Группа московских писателей с Леонидом Леоновым во главе приготовила ему в дар свои книги и письмо: "...Мы знаем, что каждому человеку в его труде необходимо сознание преемственности его дела, сознание того, что жизнь его не бесследна. Мы -- писатели, т. е. люди другой области искусства, и мы -- люди младшего поколения. Но мы знаем, что все виды русского искусства есть пропилеи в здание русской культуры. Мы знаем главу в истории русского искусства и русской культуры, имя которой -- Василий Качалов, и мы, младшее поколение, читали, читаем и будем читать эту главу с очень большой любовью и с очень внимательной нежностью..."
Поэт Павел Антокольский прислал Василию Ивановичу стихи:
О Гамлет! Опять на седых алебардах
Играют лучи вдохновенной луны.
И слышится голоса Вашего бархат,
И зрители в Ваше лицо влюблены.
Опять! И фанфары вступают сначала,
И то, что казалось актерской игрой,
То вечная молодость Ваша, Качалов,
То вечная Ваша победа, герой!
НИКОЛАЙ I
В новом сезоне (1925/26 года) Качалов продолжал репетировать Прометея в трагедии Эсхила (эта работа началась еще весной, 19 марта 1925 года). С 11 октября по 2 декабря прошли 13 репетиций "Каменного гостя" (так и не осуществленного в новом сценическом варианте). 27 декабря, в связи со 100-летием со дня восстания декабристов, в МХАТ состоялось "Утро памяти декабристов". В двух сценах Качалов играл Николая I. Внимание зрителя приковал сатирический образ русского самодержца. И тут театральной критикой, поддержанной общественностью, была высказана мысль, что это единичное представление из-за блестящей игры Качалова следует превратить в репертуарный спектакль.

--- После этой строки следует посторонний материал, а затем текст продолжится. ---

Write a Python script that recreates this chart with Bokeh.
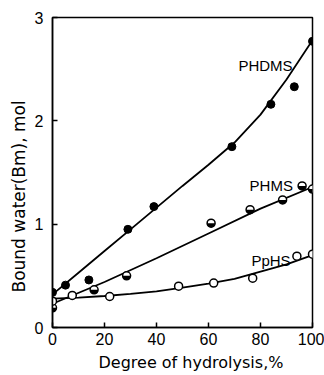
from bokeh.plotting import figure
from bokeh.embed import file_html
from bokeh.resources import INLINE
from bokeh.models import Range1d, FixedTicker, Title
from bokeh.core.properties import value
import math

# Data points
phdms_x = [0, 5, 14, 29, 39, 69, 84, 93, 100]
phdms_y = [0.34, 0.41, 0.46, 0.95, 1.17, 1.75, 2.16, 2.33, 2.77]
phms_x = [0, 16, 28.5, 61, 76, 88.5, 96, 100]
phms_y = [0.19, 0.365, 0.50, 1.01, 1.14, 1.235, 1.37, 1.34]
pphs_x = [0, 7.6, 22, 48.5, 62, 77, 94, 100]
pphs_y = [0.255, 0.31, 0.30, 0.40, 0.43, 0.477, 0.69, 0.71]

# Fitted curves
phdms_cx = [0, 10, 20, 30, 40, 50, 60, 70, 80, 90, 100]
phdms_cy = [0.32, 0.53, 0.74, 0.95, 1.16, 1.37, 1.575, 1.79, 2.06, 2.40, 2.78]
phms_cx = [0, 20, 40, 60, 80, 100]
phms_cy = [0.23, 0.44, 0.67, 0.91, 1.15, 1.36]
pphs_cx = [0, 10, 20, 30, 40, 50, 60, 70, 80, 90, 100]
pphs_cy = [0.28, 0.29, 0.305, 0.325, 0.35, 0.385, 0.425, 0.47, 0.54, 0.61, 0.70]

x_ticks = [0, 20, 40, 60, 80, 100]
y_ticks = [0, 1, 2, 3]

labels = ["PHDMS", "PHMS", "PpHS"]
label_x = [71.5, 75.8, 76.5]
label_y = [2.54, 1.375, 0.65]

x_title = "Degree of hydrolysis,%"
y_title = "Bound water(Bm), mol"

FONT = "DejaVu Sans"
TFONT = "Liberation Sans"

p = figure(width=324, height=375, output_backend="svg", toolbar_location=None,
           x_range=Range1d(0, 100), y_range=Range1d(0, 3),
           min_border_left=52, min_border_right=12, min_border_top=17, min_border_bottom=48)
p.grid.visible = False
p.background_fill_color = "white"
p.border_fill_color = "white"
p.outline_line_color = "black"
p.outline_line_width = 1.5

for ax in (p.xaxis[0], p.yaxis[0]):
    ax.axis_line_width = 1.5
    ax.major_tick_in = 5
    ax.major_tick_out = 0
    ax.major_tick_line_width = 1.5
    ax.minor_tick_line_color = None
    ax.major_label_text_font = TFONT
    ax.major_label_text_font_size = "16px"
    ax.major_label_text_color = "black"

p.xaxis.ticker = FixedTicker(ticks=x_ticks)
p.yaxis.ticker = FixedTicker(ticks=y_ticks)
p.xaxis.major_label_standoff = 5
p.yaxis.major_label_standoff = 9

# axis titles as side titles (allow offset like the reference)
p.add_layout(Title(text=x_title, text_font=FONT, text_font_size="16px", text_font_style="normal",
                   text_color="black", align="left", offset=46, standoff=6), "below")
p.add_layout(Title(text=y_title, text_font=FONT, text_font_size="17px", text_font_style="normal",
                   text_color="black", align="left", offset=35, standoff=5), "left")

# curves
p.line(phdms_cx, phdms_cy, line_color="black", line_width=1.8)
p.line(phms_cx, phms_cy, line_color="black", line_width=1.8)
p.line(pphs_cx, pphs_cy, line_color="black", line_width=1.8)

# PHDMS filled
p.scatter(phdms_x, phdms_y, size=8, marker="circle", fill_color="black", line_color="black")
# PHMS half-filled
p.scatter(phms_x, phms_y, size=8, marker="circle", fill_color="white", line_color="black", line_width=1.5)
p.wedge(phms_x, phms_y, radius=4, radius_units="screen", start_angle=math.pi, end_angle=2 * math.pi,
        fill_color="black", line_color=None)
# PpHS open
p.scatter(pphs_x, pphs_y, size=8, marker="circle", fill_color="white", line_color="black", line_width=1.5)

p.text(label_x, label_y, text=labels, text_font=value(TFONT), text_font_size="15px",
       text_color="black", text_baseline="alphabetic", text_align="left")

open("out.html", "w").write(file_html(p, INLINE))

В ночь с 27 на 28 декабря в Ленинграде покончил жизнь самоубийством Есенин. 30 декабря в Московском доме печати на гражданской панихиде Качалов читал его стихи: "Письмо матери" и "Этой грусти теперь не рассыпать".

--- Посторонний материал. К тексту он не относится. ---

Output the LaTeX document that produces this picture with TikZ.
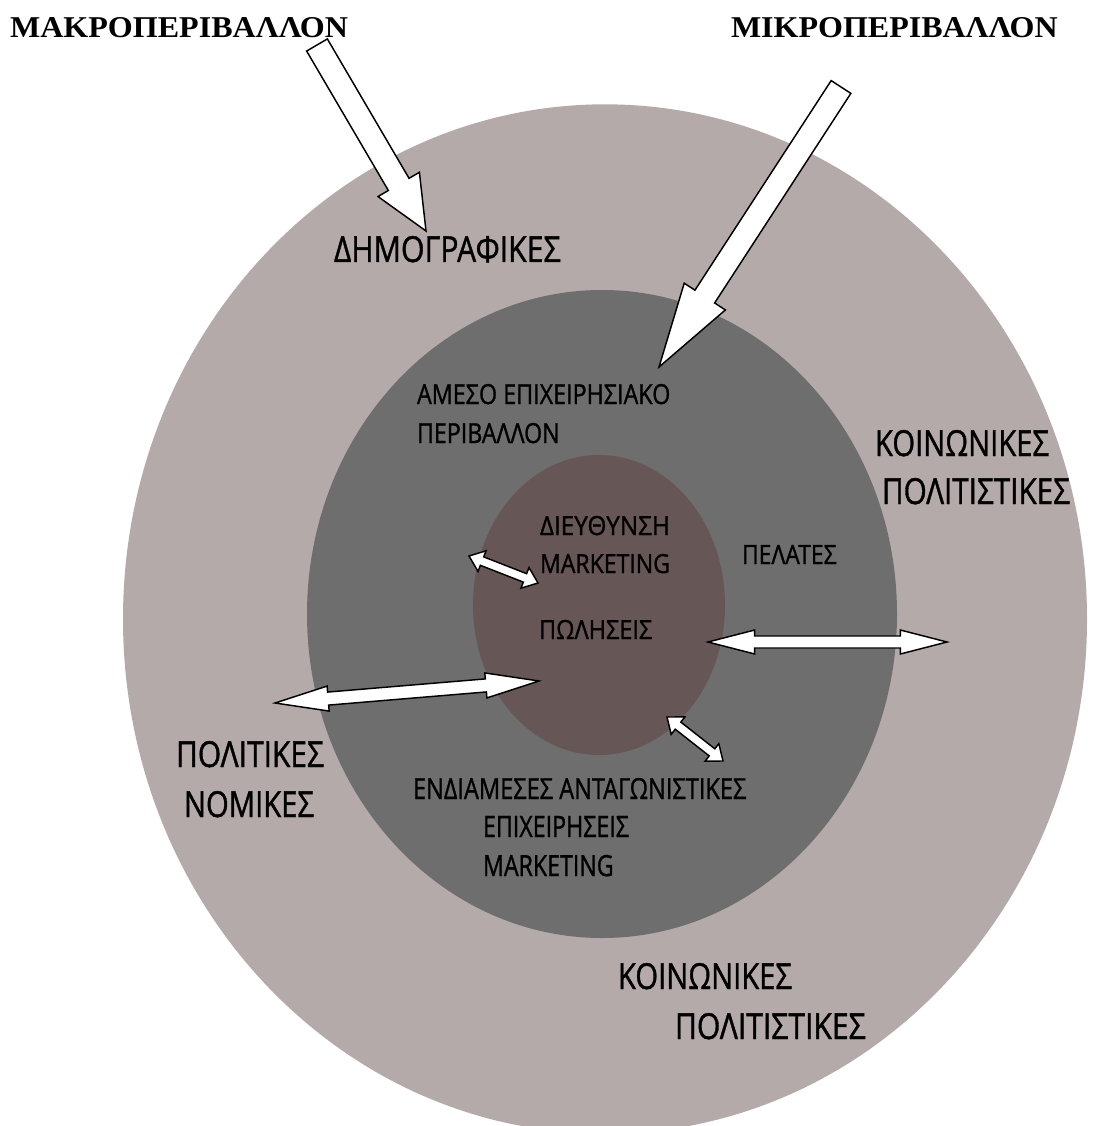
\documentclass[tikz,border=0pt]{standalone}
\usepackage{fontspec}
\usepackage{graphicx}
\setmainfont[FakeBold=1.2]{Open Sans}
\newfontfamily\titlefont{Liberation Serif}
\usetikzlibrary{calc,shapes.geometric}
\definecolor{outerc}{RGB}{180,170,170}
\definecolor{midc}{RGB}{110,110,110}
\definecolor{innerc}{RGB}{103,86,86}
\tikzset{
  ring/.style={ellipse, draw=none, inner sep=0pt, outer sep=0pt},
  barrow/.style={draw=black, fill=white, line width=1.1pt, line join=miter},
  lbl/.style={inner sep=0pt, outer sep=0pt, anchor=base west, text=black},
}
% single block arrow: tail, tip, shaft half width, head half width, head length
\newcommand{\sarrow}[5]{%
  \coordinate (hb) at ($(#2)!#5!(#1)$);
  \draw[barrow] ($(#1)!#3!90:(#2)$) -- ($(hb)!#3!-90:(#1)$) -- ($(hb)!#4!-90:(#1)$) -- (#2)
     -- ($(hb)!#4!90:(#1)$) -- ($(hb)!#3!90:(#1)$) -- ($(#1)!#3!-90:(#2)$) -- cycle;}
% double block arrow
\newcommand{\darrow}[5]{%
  \coordinate (ha) at ($(#1)!#5!(#2)$);
  \coordinate (hb) at ($(#2)!#5!(#1)$);
  \draw[barrow] (#1) -- ($(ha)!#4!90:(#2)$) -- ($(ha)!#3!90:(#2)$) -- ($(hb)!#3!-90:(#1)$)
     -- ($(hb)!#4!-90:(#1)$) -- (#2) -- ($(hb)!#4!90:(#1)$) -- ($(hb)!#3!90:(#1)$)
     -- ($(ha)!#3!-90:(#2)$) -- ($(ha)!#4!-90:(#2)$) -- cycle;}
% label: name, position (base west), width, cap height, text
\newcommand{\lbl}[5]{\node[lbl] (#1) at (#2) {\resizebox{#3}{#4}{#5}};}
\begin{document}
\begin{tikzpicture}[x=0.75pt,y=-0.75pt]
\useasboundingbox (0,0) rectangle (1092,1126);
\clip (0,0) rectangle (1092,1126);
\fill[white] (0,0) rectangle (1092,1126);
% rings
\node[ring, fill=outerc, minimum width=723pt, minimum height=772pt] (outer) at (605,619) {};
\node[ring, fill=midc, minimum width=442.5pt, minimum height=486pt] (middle) at (602,614) {};
\node[ring, fill=innerc, minimum width=189pt, minimum height=225pt] (inner) at (599,605) {};
% titles
\lbl{macro}{10,38}{253.5pt}{15pt}{\titlefont\bfseries ΜΑΚΡΟΠΕΡΙΒΑΛΛΟΝ}
\lbl{micro}{731,38}{245pt}{15pt}{\titlefont\bfseries ΜΙΚΡΟΠΕΡΙΒΑΛΛΟΝ}
% labels
\lbl{dem}{334,262}{170pt}{19.5pt}{ΔΗΜΟΓΡΑΦΙΚΕΣ}
\lbl{ames1}{417,404}{190pt}{15pt}{ΑΜΕΣΟ ΕΠΙΧΕΙΡΗΣΙΑΚΟ}
\lbl{ames2}{417,443}{107pt}{15pt}{ΠΕΡΙΒΑΛΛΟΝ}
\lbl{koin1}{875,456}{130.5pt}{19.5pt}{ΚΟΙΝΩΝΙΚΕΣ}
\lbl{pol1}{882,504}{141pt}{19.5pt}{ΠΟΛΙΤΙΣΤΙΚΕΣ}
\lbl{dieu}{540,535}{97.5pt}{14.3pt}{ΔΙΕΥΘΥΝΣΗ}
\lbl{mark1}{540,573}{97.5pt}{14.3pt}{MARKETING}
\lbl{pel}{742,564}{71pt}{14.3pt}{ΠΕΛΑΤΕΣ}
\lbl{polh}{539,639}{85pt}{14.3pt}{ΠΩΛΗΣΕΙΣ}
\lbl{polit}{176,767}{111pt}{19.5pt}{ΠΟΛΙΤΙΚΕΣ}
\lbl{nom}{184,817}{97.5pt}{19.5pt}{ΝΟΜΙΚΕΣ}
\lbl{end}{413,799}{250pt}{15.8pt}{ΕΝΔΙΑΜΕΣΕΣ ΑΝΤΑΓΩΝΙΣΤΙΚΕΣ}
\lbl{epix}{483,837}{109.5pt}{15.8pt}{ΕΠΙΧΕΙΡΗΣΕΙΣ}
\lbl{mark2}{483,876}{98pt}{15.8pt}{MARKETING}
\lbl{koin2}{618,989}{130.5pt}{19.5pt}{ΚΟΙΝΩΝΙΚΕΣ}
\lbl{pol2}{675,1039}{143pt}{19.5pt}{ΠΟΛΙΤΙΣΤΙΚΕΣ}
% arrow end points
\coordinate (bl-t) at (317,45);
\coordinate (bl-h) at (426,231);
\coordinate (br-t) at (841,87);
\coordinate (br-h) at (659,367);
\coordinate (s1-a) at (469,556);
\coordinate (s1-b) at (538,583);
\coordinate (s2-a) at (667,717);
\coordinate (s2-b) at (723,761);
\coordinate (dl-a) at (275,703);
\coordinate (dl-b) at (539,681);
\coordinate (dr-a) at (708,642);
\coordinate (dr-b) at (947,642);
% arrows
\sarrow{bl-t}{bl-h}{9pt}{18pt}{40.5pt}
\sarrow{br-t}{br-h}{8.8pt}{18.4pt}{63pt}
\darrow{s1-a}{s1-b}{3.4pt}{8.3pt}{10.5pt}
\darrow{s2-a}{s2-b}{3.4pt}{8.3pt}{10.5pt}
\darrow{dl-a}{dl-b}{4.9pt}{9.4pt}{40pt}
\darrow{dr-a}{dr-b}{4.5pt}{9pt}{35pt}
\end{tikzpicture}
\end{document}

В связи с вечером 3 января 1926 года в Ленинграде, где В. И. читал "Двенадцать" Блока, стихи Маяковского и Есенина, в газетах был поднят вопрос о культуре слова в современном театре. "Качалов заставляет об этом вспомнить,-- писал рецензент "Красной газеты".-- Он одним своим появлением на эстраде в качестве чтеца должен служить примером бережного и культурного отношения к искусству выразительного слова". В Москве В. И. выступал на нескольких вечерах памяти Сергея Есенина: в МХАТ, в Доме печати, в Политехническом музее на вечере Всероссийского союза поэтов, в Доме Герцена. 25 января на вечере памяти А. Блока он читал "Двенадцать" и "Скифы".